[BEGIN INPUT ROWS]

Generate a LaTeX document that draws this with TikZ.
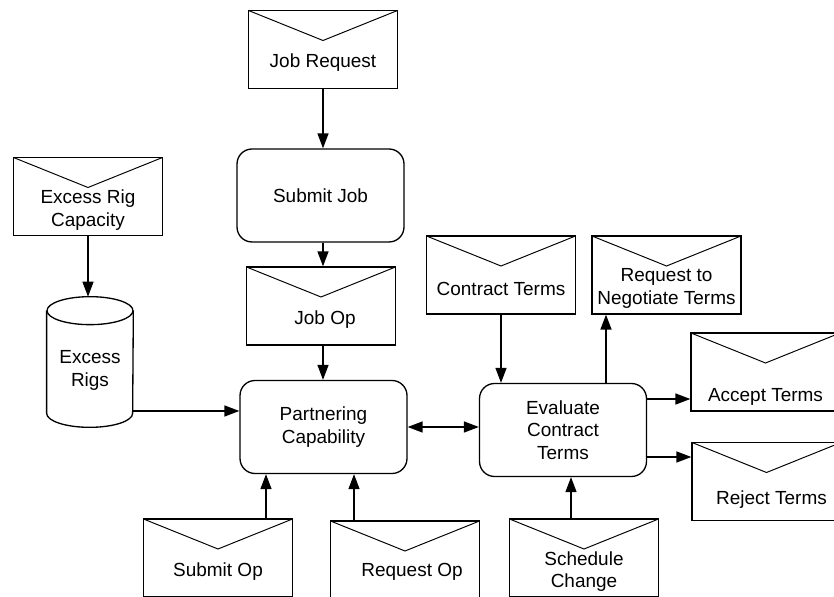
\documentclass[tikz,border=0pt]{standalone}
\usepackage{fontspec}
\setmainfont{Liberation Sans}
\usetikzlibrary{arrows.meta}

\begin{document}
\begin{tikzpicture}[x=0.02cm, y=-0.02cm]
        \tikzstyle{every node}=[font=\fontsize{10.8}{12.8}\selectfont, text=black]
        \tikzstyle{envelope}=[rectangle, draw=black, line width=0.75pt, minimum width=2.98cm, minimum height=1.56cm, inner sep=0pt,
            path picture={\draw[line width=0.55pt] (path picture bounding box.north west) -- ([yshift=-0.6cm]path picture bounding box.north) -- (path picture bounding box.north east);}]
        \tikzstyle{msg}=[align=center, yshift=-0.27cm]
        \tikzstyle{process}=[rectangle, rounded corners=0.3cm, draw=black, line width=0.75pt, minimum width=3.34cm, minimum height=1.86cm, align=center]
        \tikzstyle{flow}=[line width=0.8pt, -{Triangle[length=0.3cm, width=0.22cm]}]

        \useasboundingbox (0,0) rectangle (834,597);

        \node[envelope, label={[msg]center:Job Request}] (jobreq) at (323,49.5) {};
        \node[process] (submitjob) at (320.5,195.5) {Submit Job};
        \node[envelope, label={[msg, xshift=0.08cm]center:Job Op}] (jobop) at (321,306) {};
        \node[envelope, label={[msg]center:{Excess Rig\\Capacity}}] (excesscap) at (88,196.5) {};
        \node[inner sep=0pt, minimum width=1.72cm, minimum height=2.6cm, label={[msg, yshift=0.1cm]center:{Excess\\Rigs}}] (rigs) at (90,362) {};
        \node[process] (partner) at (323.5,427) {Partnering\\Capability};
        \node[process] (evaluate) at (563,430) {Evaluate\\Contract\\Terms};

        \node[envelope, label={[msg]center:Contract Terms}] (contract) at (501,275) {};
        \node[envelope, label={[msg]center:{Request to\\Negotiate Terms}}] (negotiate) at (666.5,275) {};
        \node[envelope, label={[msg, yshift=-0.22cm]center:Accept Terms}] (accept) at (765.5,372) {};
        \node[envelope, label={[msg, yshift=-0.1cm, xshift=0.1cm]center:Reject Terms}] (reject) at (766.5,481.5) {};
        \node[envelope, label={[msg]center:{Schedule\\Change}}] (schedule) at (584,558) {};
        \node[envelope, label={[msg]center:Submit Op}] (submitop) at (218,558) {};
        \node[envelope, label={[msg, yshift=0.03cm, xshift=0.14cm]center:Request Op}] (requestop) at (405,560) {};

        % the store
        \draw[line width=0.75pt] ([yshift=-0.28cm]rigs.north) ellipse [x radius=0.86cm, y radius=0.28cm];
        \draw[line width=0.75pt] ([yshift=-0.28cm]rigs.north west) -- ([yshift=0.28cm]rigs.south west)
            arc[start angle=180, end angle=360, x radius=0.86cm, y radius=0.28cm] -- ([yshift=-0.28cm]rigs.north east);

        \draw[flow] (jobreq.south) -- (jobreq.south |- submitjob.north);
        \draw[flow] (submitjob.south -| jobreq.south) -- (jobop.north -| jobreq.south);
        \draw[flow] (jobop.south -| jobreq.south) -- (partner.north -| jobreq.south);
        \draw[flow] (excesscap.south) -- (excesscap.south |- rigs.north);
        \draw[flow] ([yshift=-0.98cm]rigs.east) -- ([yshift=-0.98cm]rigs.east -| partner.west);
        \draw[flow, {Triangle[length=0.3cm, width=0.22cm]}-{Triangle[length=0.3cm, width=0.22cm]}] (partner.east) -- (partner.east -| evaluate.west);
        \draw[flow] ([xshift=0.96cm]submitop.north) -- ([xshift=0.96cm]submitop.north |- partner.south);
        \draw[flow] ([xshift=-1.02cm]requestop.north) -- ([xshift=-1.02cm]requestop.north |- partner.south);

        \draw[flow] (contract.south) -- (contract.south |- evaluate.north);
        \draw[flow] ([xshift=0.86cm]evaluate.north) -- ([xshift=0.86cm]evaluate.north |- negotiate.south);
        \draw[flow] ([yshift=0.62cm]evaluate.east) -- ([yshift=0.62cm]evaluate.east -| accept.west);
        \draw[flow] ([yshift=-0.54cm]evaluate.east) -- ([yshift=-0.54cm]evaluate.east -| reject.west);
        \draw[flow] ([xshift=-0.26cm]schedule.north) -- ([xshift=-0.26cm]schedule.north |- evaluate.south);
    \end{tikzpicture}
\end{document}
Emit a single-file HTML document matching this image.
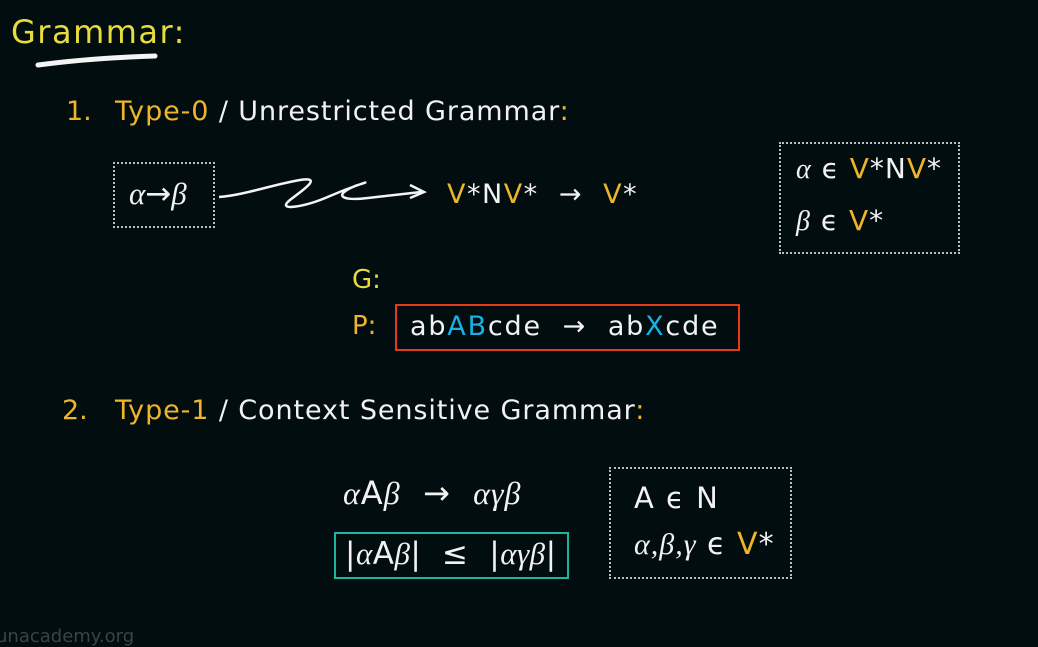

[END INPUT ROWS]

▶ **GIVEN EXERCISE**:
Restate the data above exactly, stripping out each image.

▶ **SOLUTION FOR THIS EXERCISE**:
Generate a LaTeX document that draws this with TikZ.
\documentclass[tikz,border=0pt]{standalone}
\usepackage{fontspec}
\setmainfont{Liberation Sans}
\usetikzlibrary{arrows.meta}

\begin{document}
\begin{tikzpicture}[x=0.02cm, y=-0.02cm]
        \tikzstyle{every node}=[font=\fontsize{10.8}{12.8}\selectfont, text=black]
        \tikzstyle{envelope}=[rectangle, draw=black, line width=0.75pt, minimum width=2.98cm, minimum height=1.56cm, inner sep=0pt,
            path picture={\draw[line width=0.55pt] (path picture bounding box.north west) -- ([yshift=-0.6cm]path picture bounding box.north) -- (path picture bounding box.north east);}]
        \tikzstyle{msg}=[align=center, yshift=-0.27cm]
        \tikzstyle{process}=[rectangle, rounded corners=0.3cm, draw=black, line width=0.75pt, minimum width=3.34cm, minimum height=1.86cm, align=center]
        \tikzstyle{flow}=[line width=0.8pt, -{Triangle[length=0.3cm, width=0.22cm]}]

        \useasboundingbox (0,0) rectangle (834,597);

        \node[envelope, label={[msg]center:Job Request}] (jobreq) at (323,49.5) {};
        \node[process] (submitjob) at (320.5,195.5) {Submit Job};
        \node[envelope, label={[msg, xshift=0.08cm]center:Job Op}] (jobop) at (321,306) {};
        \node[envelope, label={[msg]center:{Excess Rig\\Capacity}}] (excesscap) at (88,196.5) {};
        \node[inner sep=0pt, minimum width=1.72cm, minimum height=2.6cm, label={[msg, yshift=0.1cm]center:{Excess\\Rigs}}] (rigs) at (90,362) {};
        \node[process] (partner) at (323.5,427) {Partnering\\Capability};
        \node[process] (evaluate) at (563,430) {Evaluate\\Contract\\Terms};

        \node[envelope, label={[msg]center:Contract Terms}] (contract) at (501,275) {};
        \node[envelope, label={[msg]center:{Request to\\Negotiate Terms}}] (negotiate) at (666.5,275) {};
        \node[envelope, label={[msg, yshift=-0.22cm]center:Accept Terms}] (accept) at (765.5,372) {};
        \node[envelope, label={[msg, yshift=-0.1cm, xshift=0.1cm]center:Reject Terms}] (reject) at (766.5,481.5) {};
        \node[envelope, label={[msg]center:{Schedule\\Change}}] (schedule) at (584,558) {};
        \node[envelope, label={[msg]center:Submit Op}] (submitop) at (218,558) {};
        \node[envelope, label={[msg, yshift=0.03cm, xshift=0.14cm]center:Request Op}] (requestop) at (405,560) {};

        % the store
        \draw[line width=0.75pt] ([yshift=-0.28cm]rigs.north) ellipse [x radius=0.86cm, y radius=0.28cm];
        \draw[line width=0.75pt] ([yshift=-0.28cm]rigs.north west) -- ([yshift=0.28cm]rigs.south west)
            arc[start angle=180, end angle=360, x radius=0.86cm, y radius=0.28cm] -- ([yshift=-0.28cm]rigs.north east);

        \draw[flow] (jobreq.south) -- (jobreq.south |- submitjob.north);
        \draw[flow] (submitjob.south -| jobreq.south) -- (jobop.north -| jobreq.south);
        \draw[flow] (jobop.south -| jobreq.south) -- (partner.north -| jobreq.south);
        \draw[flow] (excesscap.south) -- (excesscap.south |- rigs.north);
        \draw[flow] ([yshift=-0.98cm]rigs.east) -- ([yshift=-0.98cm]rigs.east -| partner.west);
        \draw[flow, {Triangle[length=0.3cm, width=0.22cm]}-{Triangle[length=0.3cm, width=0.22cm]}] (partner.east) -- (partner.east -| evaluate.west);
        \draw[flow] ([xshift=0.96cm]submitop.north) -- ([xshift=0.96cm]submitop.north |- partner.south);
        \draw[flow] ([xshift=-1.02cm]requestop.north) -- ([xshift=-1.02cm]requestop.north |- partner.south);

        \draw[flow] (contract.south) -- (contract.south |- evaluate.north);
        \draw[flow] ([xshift=0.86cm]evaluate.north) -- ([xshift=0.86cm]evaluate.north |- negotiate.south);
        \draw[flow] ([yshift=0.62cm]evaluate.east) -- ([yshift=0.62cm]evaluate.east -| accept.west);
        \draw[flow] ([yshift=-0.54cm]evaluate.east) -- ([yshift=-0.54cm]evaluate.east -| reject.west);
        \draw[flow] ([xshift=-0.26cm]schedule.north) -- ([xshift=-0.26cm]schedule.north |- evaluate.south);
    \end{tikzpicture}
\end{document}
Emit a single-file HTML document matching this image.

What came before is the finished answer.